Task requirements.
Retype the data exactly, from its first line to the line containing "4200, 4400, 5000];", including both, and skip any picture.

— Begin Data provided —

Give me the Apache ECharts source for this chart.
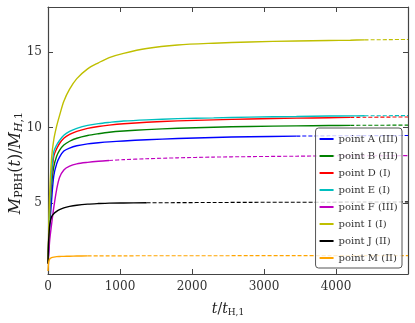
<!DOCTYPE html>
<html>
<head>
<meta charset="utf-8">
<script src="https://cdn.jsdelivr.net/npm/echarts@6/dist/echarts.min.js"></script>
<style>
  html, body { margin: 0; padding: 0; background: #fff; }
  #main { width: 415px; height: 323px; }
</style>
</head>
<body>
<div id="main"></div>
<script>
// 时间网格 t / t_H,1
var times = [0, 10, 25, 50, 80, 120, 160, 220, 300, 400, 550, 700, 850, 1050, 1370, 1800, 2300, 2800, 3450, 3900, 4200, 4400, 5000];

// M_PBH(t) / M_H,1 for each point
var pointA = [1.0, 2.0, 3.5, 5.2, 6.8, 7.6, 8.05, 8.45, 8.65, 8.8, 8.93, 9.0, 9.06, 9.12, 9.2, 9.28, 9.35, 9.4, 9.44, 9.46, 9.47, 9.47, 9.48];
var pointB = [1.0, 2.5, 4.3, 6.2, 7.4, 8.1, 8.5, 8.85, 9.1, 9.3, 9.48, 9.6, 9.7, 9.78, 9.87, 9.96, 10.03, 10.08, 10.12, 10.14, 10.15, 10.16, 10.17];
var pointD = [1.0, 2.7, 4.6, 6.7, 8.1, 8.6, 8.95, 9.3, 9.55, 9.75, 9.95, 10.08, 10.17, 10.26, 10.36, 10.45, 10.52, 10.58, 10.63, 10.66, 10.68, 10.69, 10.71];
var pointE = [1.0, 2.8, 4.8, 7.0, 8.4, 8.85, 9.15, 9.5, 9.75, 9.95, 10.15, 10.27, 10.35, 10.44, 10.52, 10.6, 10.65, 10.7, 10.74, 10.77, 10.78, 10.79, 10.8];
var pointF = [1.0, 1.6, 2.6, 3.6, 4.7, 5.9, 6.7, 7.2, 7.45, 7.6, 7.7, 7.77, 7.82, 7.88, 7.94, 8.0, 8.05, 8.08, 8.11, 8.13, 8.14, 8.14, 8.15];
var pointI = [1.0, 3.2, 5.8, 8.0, 9.2, 10.1, 10.8, 11.75, 12.55, 13.25, 13.9, 14.3, 14.65, 14.93, 15.25, 15.48, 15.6, 15.68, 15.75, 15.78, 15.8, 15.82, 15.85];
var pointJ = [1.0, 2.6, 3.6, 4.1, 4.3, 4.45, 4.56, 4.68, 4.78, 4.86, 4.93, 4.97, 5.0, 5.01, 5.02, 5.03, 5.04, 5.05, 5.06, 5.06, 5.07, 5.07, 5.08];
var pointM = [0.5, 1.1, 1.3, 1.38, 1.42, 1.45, 1.46, 1.47, 1.48, 1.49, 1.5, 1.5, 1.5, 1.5, 1.51, 1.51, 1.51, 1.52, 1.52, 1.52, 1.52, 1.52, 1.52];

// 模拟结束的时间 (之后是虚线)
var solidEnd = [3450, 4200, 4200, 4400, 850, 4400, 1370, 550];

var names = ['point A (III)', 'point B (III)', 'point D (I)', 'point E (I)', 'point F (III)', 'point I (I)', 'point J (II)', 'point M (II)'];
var colors = ['#0000ff', '#008000', '#ff0000', '#00bfbf', '#bf00bf', '#bfbf00', '#000000', '#ffa500'];
var values = [pointA, pointB, pointD, pointE, pointF, pointI, pointJ, pointM];

var xTicks = [0, 1000, 2000, 3000, 4000];
var yTicks = [5, 10, 15];

(function () {
  var myChart = echarts.init(document.getElementById('main'));
  var font = 'DejaVu Serif';
  var axisColor = '#444';

  var series = [];
  values.forEach(function (vals, k) {
    var solid = [], dashed = [];
    times.forEach(function (t, i) {
      if (t <= solidEnd[k]) solid.push([t, vals[i]]);
      if (t >= solidEnd[k]) dashed.push([t, vals[i]]);
    });
    series.push({
      name: names[k], type: 'line', data: solid,
      showSymbol: false, symbol: 'none', smooth: 0.3,
      lineStyle: { color: colors[k], width: 1.4 }, itemStyle: { color: colors[k] },
      z: 2
    });
    series.push({
      name: names[k], type: 'line', data: dashed,
      showSymbol: false, symbol: 'none', smooth: 0.3,
      lineStyle: { color: colors[k], width: 1.1, type: [4, 2] }, itemStyle: { color: colors[k] },
      z: 2
    });
  });

  var tick = { show: true, inside: true, length: 5, lineStyle: { color: axisColor, width: 1 } };
  var line = { show: true, onZero: false, lineStyle: { color: axisColor, width: 1.2 } };

  var rich = {
    i: { fontFamily: font, fontStyle: 'italic', fontSize: 14, color: '#222' },
    n: { fontFamily: font, fontSize: 14, color: '#222' },
    s: { fontFamily: font, fontSize: 9, color: '#222', padding: [7, 0, 0, 0] }
  };

  var option = {
    animation: false,
    grid: { left: 48, right: 7, top: 7, bottom: 49, outerBoundsMode: 'none', containLabel: false },
    legend: {
      orient: 'vertical', right: 13, top: 128, z: 20,
      data: names,
      itemWidth: 14, itemHeight: 2, itemGap: 5,
      padding: [5, 4, 4, 3],
      backgroundColor: 'rgba(255,255,255,0.8)',
      borderColor: '#555', borderWidth: 1, borderRadius: 3,
      textStyle: { fontFamily: font, fontSize: 10, color: '#333', lineHeight: 12 }
    },
    graphic: [{
      type: 'text', left: 8, top: 112, z: 30,
      style: {
        text: '{i|M}{s|PBH}{n|(}{i|t}{n|)/}{i|M}{si|H}{s|,1}',
        rich: {
          i: { fontFamily: font, fontStyle: 'italic', fontSize: 16, fill: '#222' },
          n: { fontFamily: font, fontSize: 16, fill: '#222' },
          s: { fontFamily: font, fontSize: 11, fill: '#222', padding: [7, 0, 0, 0] },
          si: { fontFamily: font, fontStyle: 'italic', fontSize: 11, fill: '#222', padding: [7, 0, 0, 0] }
        }
      },
      rotation: Math.PI / 2
    }],
    xAxis: [{
      type: 'value', min: 0, max: 5000, interval: 1000, position: 'bottom',
      axisLine: line, axisTick: tick, splitLine: { show: false },
      axisLabel: {
        customValues: xTicks, fontFamily: font, fontSize: 12, color: '#333', margin: 7,
        formatter: function (v) { return String(v); }
      },
      name: '{i|t}{n|/}{i|t}{s|H,1}', nameLocation: 'middle', nameGap: 27,
      nameTextStyle: { rich: rich }
    }, {
      type: 'value', min: 0, max: 5000, interval: 1000, position: 'top',
      axisLine: line, axisTick: tick, splitLine: { show: false }, axisLabel: { show: false }
    }],
    yAxis: [{
      type: 'value', min: 0.3, max: 18, position: 'left',
      axisLine: line, splitLine: { show: false },
      axisTick: { show: true, inside: true, length: 5, customValues: yTicks, lineStyle: { color: axisColor } },
      axisLabel: { customValues: yTicks, fontFamily: font, fontSize: 12, color: '#333', margin: 6 }
    }, {
      type: 'value', min: 0.3, max: 18, position: 'right',
      axisLine: line, splitLine: { show: false },
      axisTick: { show: true, inside: true, length: 5, customValues: yTicks, lineStyle: { color: axisColor } },
      axisLabel: { show: false }
    }],
    series: series
  };

  myChart.setOption(option);
})();
</script>
</body>
</html>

— End Data provided —

Exercise solution.
Give me the Apache ECharts source for this chart.
<!DOCTYPE html>
<html>
<head>
<meta charset="utf-8">
<script src="https://cdn.jsdelivr.net/npm/echarts@6/dist/echarts.min.js"></script>
<style>
  html, body { margin: 0; padding: 0; background: #fff; }
  #main { width: 415px; height: 323px; }
</style>
</head>
<body>
<div id="main"></div>
<script>
// 时间网格 t / t_H,1
var times = [0, 10, 25, 50, 80, 120, 160, 220, 300, 400, 550, 700, 850, 1050, 1370, 1800, 2300, 2800, 3450, 3900, 4200, 4400, 5000];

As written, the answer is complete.